I'm learning OpenMP and C and having some issues with simple programs.
I have set the following environment variables in my bashrc:
define how many threads you want
export OMP_NUM_THREADS=4
#allow to switch number of threads
export OMP_DYNAMIC=true
#allow nested parallel regions
export OMP_NESTED=true
Here is the program I'm trying to run:
#include <stdio.h> /* input, output */
#include <omp.h> /* openMP library */
#include <time.h> /* measure time */
#define N 100000000 // if sourcearray not static, I'll be overflowing the stack.
// > ~10^6 elements is a lot for most systems.
void forloop(void);
int
main(void)
{
/* worksharing: for loop */
forloop();
return(0);
}
/*=============================================================*/
/*=============================================================*/
void forloop(void){
/*do a for loop sequentially and in parallel; measure each times */
printf("=====================\n");
printf("FOR LOOP\n");
printf("=====================\n\n");
long i;
clock_t start, end;
double cpu_time_used;
static double sourcearray[N];
/*============*/
/*measure time*/
/*============*/
start=clock();
for (i=0; i<N; i++){
sourcearray[i] = ((double) (i)) * ((double) (i))/2.2034872;
}
end = clock();
cpu_time_used = ((double) (end - start)) / CLOCKS_PER_SEC;
printf("Non-parallel needed %lf s\n", cpu_time_used);
/*===============*/
/*parallel region*/
/*===============*/
#pragma omp parallel
/*need to specify num_threads, when OMP_DYNAMIC=true to make sure 4 are used.*/
{
omp_set_num_threads(4);
double starttime_omp, endtime_omp;
/*time measurement*/
starttime_omp=omp_get_wtime();
int procs, maxt, nt, id;
procs = omp_get_num_procs(); // number of processors in use
maxt = omp_get_max_threads(); // max available threads
nt = omp_get_num_threads();
id = omp_get_thread_num();
printf("num threads forloop %d from id %d, procs: %d, maxthrds: %d\n", nt, id, procs, maxt);
#pragma omp for
for (i=0; i<N; i++){
sourcearray[i] = ((double) (i)) * ((double) (i))/2.2034872;
}
endtime_omp = omp_get_wtime();
cpu_time_used = ((endtime_omp - starttime_omp)) ;
} /* end parallel region */
}
I compile the code with gcc -g -Wall -fopenmp -o omp_worksharing.exe omp_worksharing.c
The program compiles with a warning that I don't quite understand:
omp_worksharing.c: In function ‘forloop’:
omp_worksharing.c:78:17: warning: variable ‘sourcearray’ set but not used [-Wunused-but-set-variable]
static double sourcearray[N];
but that is not the main issue:
The issue is that the program doesn't start 4 threads.

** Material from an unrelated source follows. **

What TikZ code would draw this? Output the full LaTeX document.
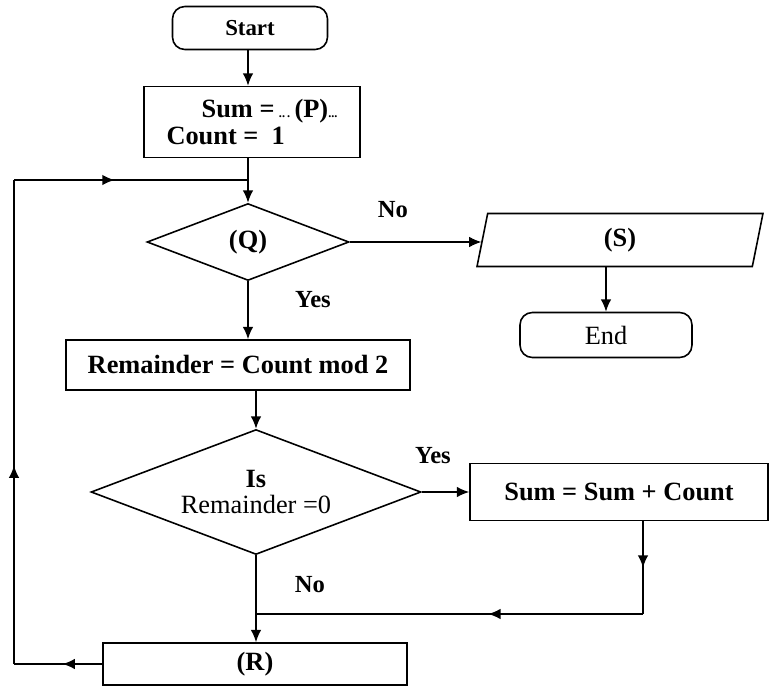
\documentclass[tikz,border=0pt]{standalone}
\usepackage{fontspec}
\setmainfont{Liberation Serif}
\usetikzlibrary{shapes.geometric,arrows.meta,decorations.markings}
\tikzset{
  line/.style={line width=0.9pt},
  arr/.style={line,-{Latex[length=7pt,width=6pt]}},
  midarrow/.style={line,postaction={decorate},
    decoration={markings,mark=at position #1 with {\arrow{Latex[length=7pt,width=6pt]}}}},
  midarrow/.default=0.45,
  box/.style={draw,line width=0.9pt,rectangle,inner sep=0pt,
    font=\fontsize{15}{15}\selectfont\bfseries},
  term/.style={box,rounded corners=7pt},
  decision/.style={draw,line width=0.9pt,diamond,aspect=2.6,inner sep=0pt,
    font=\fontsize{15}{15}\selectfont\bfseries},
  io/.style={draw,line width=0.9pt,trapezium,trapezium left angle=66,
    trapezium right angle=114,trapezium stretches body,inner sep=0pt,
    font=\fontsize{15}{15}\selectfont\bfseries},
  lbl/.style={font=\fontsize{14}{15}\selectfont\bfseries}
}
\begin{document}
\begin{tikzpicture}[x=0.02cm,y=-0.02cm]
  \useasboundingbox (0,0) rectangle (771,687);
  % boxes
  \node[term,font=\fontsize{13}{15}\selectfont\bfseries,minimum width=3.1cm,minimum height=0.86cm] (start) at (250,28) {Start};
  \node[box,align=left,minimum width=4.32cm,minimum height=1.42cm] (init) at (252,122)
    {\hspace*{20pt}Sum =\,{\scriptsize..\,.}\,(P){\scriptsize...}\\Count =\ \ 1};
  \node[decision,minimum width=4.04cm,minimum height=1.54cm] (Q) at (248,242) {(Q)};
  \node[io,minimum width=5.72cm,minimum height=1.06cm] (S) at (620,240) {(S)};
  \node[term,font=\fontsize{15}{15}\selectfont,minimum width=3.44cm,minimum height=0.9cm] (end) at (606,335) {End};
  \node[box,minimum width=6.88cm,minimum height=1.0cm] (rem) at (238,365) {Remainder = Count mod 2};
  \node[decision,align=center,minimum width=6.6cm,minimum height=2.5cm] (dec) at (256,492)
    {Is\\\mdseries Remainder =0};
  \node[box,minimum width=5.96cm,minimum height=1.14cm] (sum) at (619,492) {Sum = Sum + Count};
  \node[box,minimum width=6.08cm,minimum height=0.84cm] (R) at (255,664) {(R)};
  % labels
  \node[lbl] (noQ) at (393,210) {No};
  \node[lbl] (yesQ) at (313,300) {Yes};
  \node[lbl] (yesD) at (433,456) {Yes};
  \node[lbl] (noD) at (310,585) {No};
  % connectors
  \coordinate (j1) at (248,180);
  \coordinate (j2) at (256,614);
  \coordinate (rb) at (643,614);
  \coordinate (lb) at (14,664);
  \coordinate (lt) at (14,180);
  \draw[arr] (start.south -| j1) -- (init.north -| j1);
  \draw[line] (init.south -| j1) -- (j1);
  \draw[arr] (j1) -- (Q);
  \draw[arr] (Q.east) -- (Q.east -| S.west);
  \draw[arr] (S.south -| end) -- (end);
  \draw[arr] (Q.south) -- (Q.south |- rem.north);
  \draw[arr] (rem.south -| dec) -- (dec);
  \draw[arr] (dec) -- (sum);
  \draw[midarrow=0.5] (sum.south -| rb) -- (rb);
  \draw[midarrow=0.4] (rb) -- (j2);
  \draw[arr] (dec.south) -- (dec.south |- R.north);
  \draw[midarrow] (R.west) -- (lb);
  \draw[midarrow=0.41] (lb) -- (lt);
  \draw[midarrow=0.43] (lt) -- (j1);
\end{tikzpicture}
\end{document}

This is the output:
=====================
FOR LOOP
=====================
Non-parallel needed 0.900340 s
num threads forloop 3 from id 0, procs: 8, maxthrds: 4
num threads forloop 3 from id 1, procs: 8, maxthrds: 4
num threads forloop 3 from id 2, procs: 8, maxthrds: 4
Same happens when I use #pragma omp num_threads(4) instead of omp_set_num_threads(4);
Even weirder, I when I leave out both #pragma omp num_threads(4) and omp_set_num_threads(4); most of the times 3 threads are started, but sometimes 4. I couldn't find any regularity when or why, but a research suggests that the OMP_DYNAMIC=true allows OpenMP to choose the number of threads by itself optimally.
How come I can't specify the number of threads to be used?